- _Set exercise_: Your task is to retype, word for word, the lines from the start of the data through the line holding "pattern = list(range(1, 51))". Do not include the pictures.

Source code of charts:
━━━━━━━━━━

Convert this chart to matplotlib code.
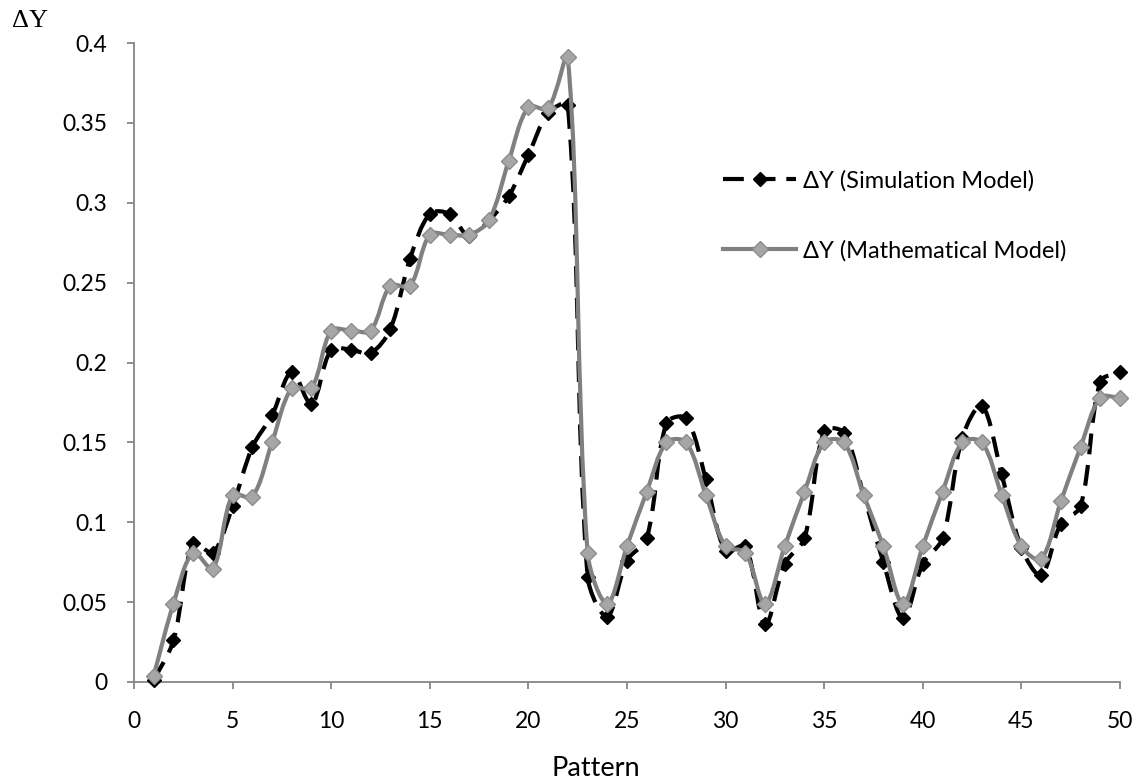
import matplotlib
matplotlib.use("Agg")
import numpy as np
import matplotlib.pyplot as plt
from matplotlib.path import Path
from matplotlib.patches import PathPatch
from matplotlib.lines import Line2D

pattern = list(range(1, 51))

sim_model = [0.001, 0.026, 0.087, 0.081, 0.110, 0.147, 0.167, 0.194, 0.174, 0.208,
             0.208, 0.206, 0.221, 0.265, 0.293, 0.293, 0.279, 0.289, 0.304, 0.330,
             0.356, 0.361, 0.066, 0.041, 0.076, 0.090, 0.162, 0.165, 0.127, 0.082,
             0.085, 0.036, 0.074, 0.090, 0.157, 0.156, 0.117, 0.075, 0.040, 0.074,
             0.090, 0.153, 0.173, 0.130, 0.084, 0.067, 0.099, 0.110, 0.188, 0.194]

math_model = [0.004, 0.049, 0.081, 0.071, 0.117, 0.116, 0.150, 0.184, 0.184, 0.220,
              0.220, 0.220, 0.248, 0.248, 0.280, 0.280, 0.280, 0.289, 0.326, 0.360,
              0.359, 0.391, 0.081, 0.049, 0.085, 0.119, 0.150, 0.150, 0.117, 0.085,
              0.081, 0.049, 0.085, 0.119, 0.150, 0.150, 0.117, 0.085, 0.049, 0.085,
              0.119, 0.150, 0.150, 0.117, 0.085, 0.077, 0.113, 0.147, 0.178, 0.178]

labels = ["\u0394Y (Simulation Model)", "\u0394Y (Mathematical Model)"]

W, H = 1142, 784


def smooth_path(xs, ys, sx, sy):
    # smoothed line like excel: bezier segments, tangents scaled by chord length
    # (done in pixel space so the steep drop does not overshoot much)
    pts = np.column_stack([np.asarray(xs) * sx, np.asarray(ys) * sy]).astype(float)
    n = len(pts)
    verts = [pts[0]]
    codes = [Path.MOVETO]
    for i in range(n - 1):
        p0 = pts[i - 1] if i > 0 else pts[i]
        p1 = pts[i]
        p2 = pts[i + 1]
        p3 = pts[i + 2] if i + 2 < n else pts[i + 1]
        d0 = np.hypot(*(p1 - p0))
        d1 = np.hypot(*(p2 - p1))
        d2 = np.hypot(*(p3 - p2))
        c1 = p1 + (p2 - p0) * d1 / (d0 + d1) / 3.0
        c2 = p2 - (p3 - p1) * d1 / (d1 + d2) / 3.0
        verts += [c1, c2, p2]
        codes += [Path.CURVE4] * 3
    verts = np.array(verts)
    verts[:, 0] /= sx
    verts[:, 1] /= sy
    return Path(verts, codes)


fig = plt.figure(figsize=(W / 100, H / 100), dpi=100)
ax_left, ax_right, ax_top, ax_bottom = 134, 1120, 43, 682
ax = fig.add_axes([ax_left / W, 1 - ax_bottom / H, (ax_right - ax_left) / W,
                   (ax_bottom - ax_top) / H])

font = "Lato"
grey_axis = "#868686"
sx = (ax_right - ax_left) / 50.0
sy = (ax_bottom - ax_top) / 0.4

dash = (0, (5, 2.6))

# simulation: black dashed
ax.add_patch(PathPatch(smooth_path(pattern, sim_model, sx, sy), fill=False,
                       edgecolor="black", lw=3, linestyle=dash, capstyle="butt",
                       zorder=2, clip_on=False))
ax.plot(pattern, sim_model, linestyle="none", marker="D", markersize=7.5,
        color="black", zorder=3, clip_on=False)

# mathematical: grey solid
ax.add_patch(PathPatch(smooth_path(pattern, math_model, sx, sy), fill=False,
                       edgecolor="#808080", lw=3, zorder=4, clip_on=False))
ax.plot(pattern, math_model, linestyle="none", marker="D", markersize=8,
        markerfacecolor="#A6A6A6", markeredgecolor="#8C8C8C", markeredgewidth=1,
        zorder=5, clip_on=False)

ax.set_xlim(0, 50)
ax.set_ylim(0, 0.4)
ax.set_xticks(range(0, 51, 5))
ax.set_yticks(np.arange(0, 0.401, 0.05))
ax.set_yticklabels(["0", "0.05", "0.1", "0.15", "0.2", "0.25", "0.3", "0.35", "0.4"])

for s in ["top", "right"]:
    ax.spines[s].set_visible(False)
for s in ["left", "bottom"]:
    ax.spines[s].set_color(grey_axis)
    ax.spines[s].set_linewidth(1.3)
ax.tick_params(axis="both", color=grey_axis, width=1.3, length=5, direction="out",
               labelsize=16.5)
ax.tick_params(axis="x", pad=16)
ax.tick_params(axis="y", pad=14)
for lab in ax.get_xticklabels() + ax.get_yticklabels():
    lab.set_fontfamily(font)

fig.text(596 / W, 1 - 769 / H, "Pattern", fontsize=19.5, family=font,
         ha="center", va="center")
fig.text(30 / W, 1 - 21 / H, "\u0394Y", fontsize=19, family="Liberation Serif",
         ha="center", va="center")

handles = [
    Line2D([], [], color="black", lw=3, linestyle=dash, marker="D", markersize=7.5),
    Line2D([], [], color="#808080", lw=3, marker="D", markersize=8,
           markerfacecolor="#A6A6A6", markeredgecolor="#8C8C8C"),
]
fig.legend(handles, labels, loc="upper left", bbox_to_anchor=(723 / W, 1 - 170 / H),
           frameon=False, borderpad=0, borderaxespad=0, handlelength=3.1,
           labelspacing=2.05, handletextpad=0.3, prop={"family": font, "size": 17})

fig.savefig("out.png", dpi=100)
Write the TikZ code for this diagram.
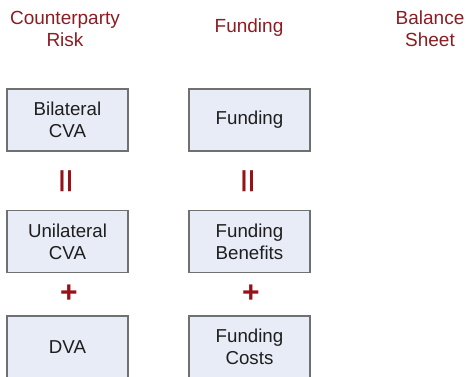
\documentclass[tikz,border=0pt]{standalone}
\usepackage{fontspec}
\setmainfont{Liberation Sans}
\definecolor{headred}{RGB}{140,28,34}
\definecolor{oppred}{RGB}{150,18,24}
\definecolor{boxfill}{RGB}{232,236,246}
\definecolor{boxline}{RGB}{112,112,112}
\definecolor{boxtext}{RGB}{30,30,30}
\tikzset{
  header/.style={text=headred, align=center, font=\fontsize{19}{21.8}\selectfont},
  valuebox/.style={draw=boxline, fill=boxfill, line width=1.2pt,
    minimum width=121pt, minimum height=62pt, inner sep=0pt,
    text=boxtext, align=center, font=\fontsize{18.7}{21.8}\selectfont},
  eqsign/.style={text=oppred, rotate=90, inner sep=0pt,
    font=\fontsize{35}{35}\selectfont\bfseries},
  plussign/.style={text=oppred, inner sep=0pt,
    font=\fontsize{30}{30}\selectfont\bfseries},
}
% a vertical equals sign: stretched along its bars, squeezed across them
\newcommand{\veq}{\scalebox{1.2}[0.8]{=}}
\begin{document}
\begin{tikzpicture}[x=1pt,y=-1pt]
\useasboundingbox (0,0) rectangle (467,376);

% column headings
\node[header] (hcpr) at (65,29) {Counterparty\\Risk};
\node[header] (hfund) at (249,28) {Funding};
\node[header] (hbal) at (430,29) {Balance\\Sheet};

% counterparty risk column
\node[valuebox] (bcva) at (67.5,120) {Bilateral\\CVA};
\node[eqsign] (eq1) at (68.5,181) {\veq};
\node[valuebox] (ucva) at (67.5,241.5) {Unilateral\\CVA};
\node[plussign] (pl1) at (69,294) {+};
\node[valuebox] (dva) at (67.5,347) {DVA};

% funding column
\node[valuebox] (fund) at (249.5,120) {Funding};
\node[eqsign] (eq2) at (250,181) {\veq};
\node[valuebox] (fben) at (249.5,241.5) {Funding\\Benefits};
\node[plussign] (pl2) at (251,294) {+};
\node[valuebox] (fcost) at (249.5,347) {Funding\\Costs};
\end{tikzpicture}
\end{document}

━━━━━━━━━━

- _The response_:
Convert this chart to matplotlib code.
import matplotlib
matplotlib.use("Agg")
import numpy as np
import matplotlib.pyplot as plt
from matplotlib.path import Path
from matplotlib.patches import PathPatch
from matplotlib.lines import Line2D

pattern = list(range(1, 51))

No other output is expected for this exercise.